Source code of charts:

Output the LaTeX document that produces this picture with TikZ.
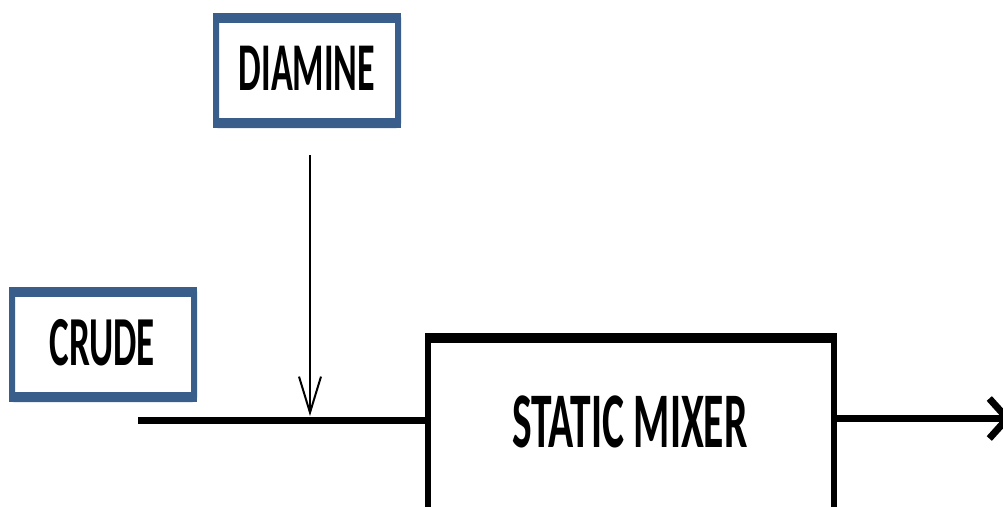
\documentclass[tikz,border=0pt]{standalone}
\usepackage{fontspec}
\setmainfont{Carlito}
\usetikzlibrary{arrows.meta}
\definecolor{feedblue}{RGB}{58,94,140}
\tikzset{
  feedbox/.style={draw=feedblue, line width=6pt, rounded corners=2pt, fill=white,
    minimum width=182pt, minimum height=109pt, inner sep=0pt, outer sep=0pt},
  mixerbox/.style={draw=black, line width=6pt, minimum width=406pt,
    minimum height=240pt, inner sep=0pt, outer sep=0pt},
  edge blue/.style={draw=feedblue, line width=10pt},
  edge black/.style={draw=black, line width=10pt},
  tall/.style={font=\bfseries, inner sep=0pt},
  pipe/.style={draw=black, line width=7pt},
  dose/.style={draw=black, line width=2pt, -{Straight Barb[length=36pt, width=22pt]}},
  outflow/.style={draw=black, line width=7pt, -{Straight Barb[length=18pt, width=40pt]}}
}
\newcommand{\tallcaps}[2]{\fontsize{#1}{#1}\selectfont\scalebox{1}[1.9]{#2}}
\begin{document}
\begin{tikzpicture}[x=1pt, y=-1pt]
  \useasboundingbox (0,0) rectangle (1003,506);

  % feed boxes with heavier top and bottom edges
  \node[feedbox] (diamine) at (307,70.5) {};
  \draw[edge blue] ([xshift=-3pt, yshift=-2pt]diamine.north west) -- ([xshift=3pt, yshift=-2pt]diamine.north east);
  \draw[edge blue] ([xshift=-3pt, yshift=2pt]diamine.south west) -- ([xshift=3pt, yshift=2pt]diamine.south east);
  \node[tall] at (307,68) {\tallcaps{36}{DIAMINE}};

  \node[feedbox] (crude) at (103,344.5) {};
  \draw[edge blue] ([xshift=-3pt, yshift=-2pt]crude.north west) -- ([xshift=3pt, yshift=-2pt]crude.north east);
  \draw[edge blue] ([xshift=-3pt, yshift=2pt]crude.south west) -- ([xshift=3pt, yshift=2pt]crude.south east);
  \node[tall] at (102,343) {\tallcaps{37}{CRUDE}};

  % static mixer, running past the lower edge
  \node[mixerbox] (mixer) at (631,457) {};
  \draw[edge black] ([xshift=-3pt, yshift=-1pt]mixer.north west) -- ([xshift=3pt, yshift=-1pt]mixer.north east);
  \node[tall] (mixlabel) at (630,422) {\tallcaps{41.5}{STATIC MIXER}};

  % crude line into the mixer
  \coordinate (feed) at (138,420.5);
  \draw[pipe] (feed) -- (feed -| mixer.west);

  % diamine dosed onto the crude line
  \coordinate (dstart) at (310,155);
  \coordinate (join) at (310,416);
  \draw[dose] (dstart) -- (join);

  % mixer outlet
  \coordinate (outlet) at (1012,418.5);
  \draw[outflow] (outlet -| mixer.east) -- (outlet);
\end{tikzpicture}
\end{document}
* * *
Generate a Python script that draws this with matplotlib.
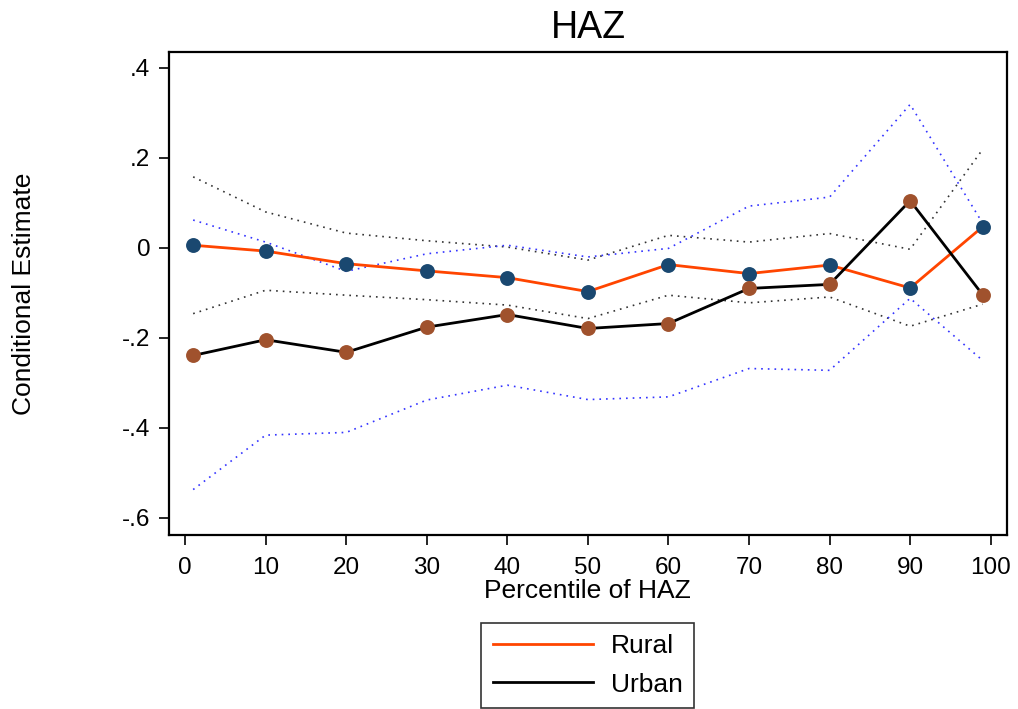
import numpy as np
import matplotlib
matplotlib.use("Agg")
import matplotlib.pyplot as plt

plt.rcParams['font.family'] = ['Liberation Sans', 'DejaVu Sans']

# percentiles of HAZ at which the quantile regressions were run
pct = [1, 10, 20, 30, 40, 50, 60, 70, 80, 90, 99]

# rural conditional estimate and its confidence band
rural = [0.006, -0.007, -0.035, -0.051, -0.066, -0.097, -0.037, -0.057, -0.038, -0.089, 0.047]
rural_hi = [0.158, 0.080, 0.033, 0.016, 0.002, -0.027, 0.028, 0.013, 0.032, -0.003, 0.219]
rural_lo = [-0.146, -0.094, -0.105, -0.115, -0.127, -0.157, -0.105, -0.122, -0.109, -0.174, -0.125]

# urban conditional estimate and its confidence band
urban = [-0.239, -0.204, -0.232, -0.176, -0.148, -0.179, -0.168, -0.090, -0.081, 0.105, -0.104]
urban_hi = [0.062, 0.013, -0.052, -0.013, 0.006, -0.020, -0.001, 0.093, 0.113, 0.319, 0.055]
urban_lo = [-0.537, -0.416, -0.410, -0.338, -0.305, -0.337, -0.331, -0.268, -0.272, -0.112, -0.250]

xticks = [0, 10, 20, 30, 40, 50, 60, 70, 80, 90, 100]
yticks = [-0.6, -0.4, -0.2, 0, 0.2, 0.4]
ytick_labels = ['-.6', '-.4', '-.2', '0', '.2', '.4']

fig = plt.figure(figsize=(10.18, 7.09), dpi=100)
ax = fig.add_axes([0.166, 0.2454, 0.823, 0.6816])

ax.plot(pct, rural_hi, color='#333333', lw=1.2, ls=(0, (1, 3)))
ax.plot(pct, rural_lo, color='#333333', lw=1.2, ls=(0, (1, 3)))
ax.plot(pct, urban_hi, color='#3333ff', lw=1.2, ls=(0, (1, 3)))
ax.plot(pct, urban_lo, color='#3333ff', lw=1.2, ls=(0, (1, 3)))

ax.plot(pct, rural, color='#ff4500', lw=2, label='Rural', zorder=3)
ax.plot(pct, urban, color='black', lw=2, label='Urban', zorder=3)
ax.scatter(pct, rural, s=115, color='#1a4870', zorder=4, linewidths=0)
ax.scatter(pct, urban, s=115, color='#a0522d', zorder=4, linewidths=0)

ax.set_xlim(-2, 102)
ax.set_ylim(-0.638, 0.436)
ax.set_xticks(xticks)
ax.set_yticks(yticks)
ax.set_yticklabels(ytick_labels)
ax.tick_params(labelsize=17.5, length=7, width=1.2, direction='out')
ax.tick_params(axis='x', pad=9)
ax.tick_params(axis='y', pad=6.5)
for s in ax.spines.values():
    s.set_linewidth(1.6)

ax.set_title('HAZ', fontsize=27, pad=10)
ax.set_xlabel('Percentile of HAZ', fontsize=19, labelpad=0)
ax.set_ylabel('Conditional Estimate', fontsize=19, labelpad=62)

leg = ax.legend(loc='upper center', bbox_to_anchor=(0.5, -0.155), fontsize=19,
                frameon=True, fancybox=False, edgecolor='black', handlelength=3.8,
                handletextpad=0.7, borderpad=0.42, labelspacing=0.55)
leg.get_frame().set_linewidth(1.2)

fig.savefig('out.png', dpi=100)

What you have to do:
Copy word for word every line from the one with "Generate a Python" through the one with "plt.rcParams['font.family'] = ['Liberation", including both. No pictures belong in the copy.

Response for this exercise:
Generate a Python script that draws this with matplotlib.
import numpy as np
import matplotlib
matplotlib.use("Agg")
import matplotlib.pyplot as plt

plt.rcParams['font.family'] = ['Liberation Sans', 'DejaVu Sans']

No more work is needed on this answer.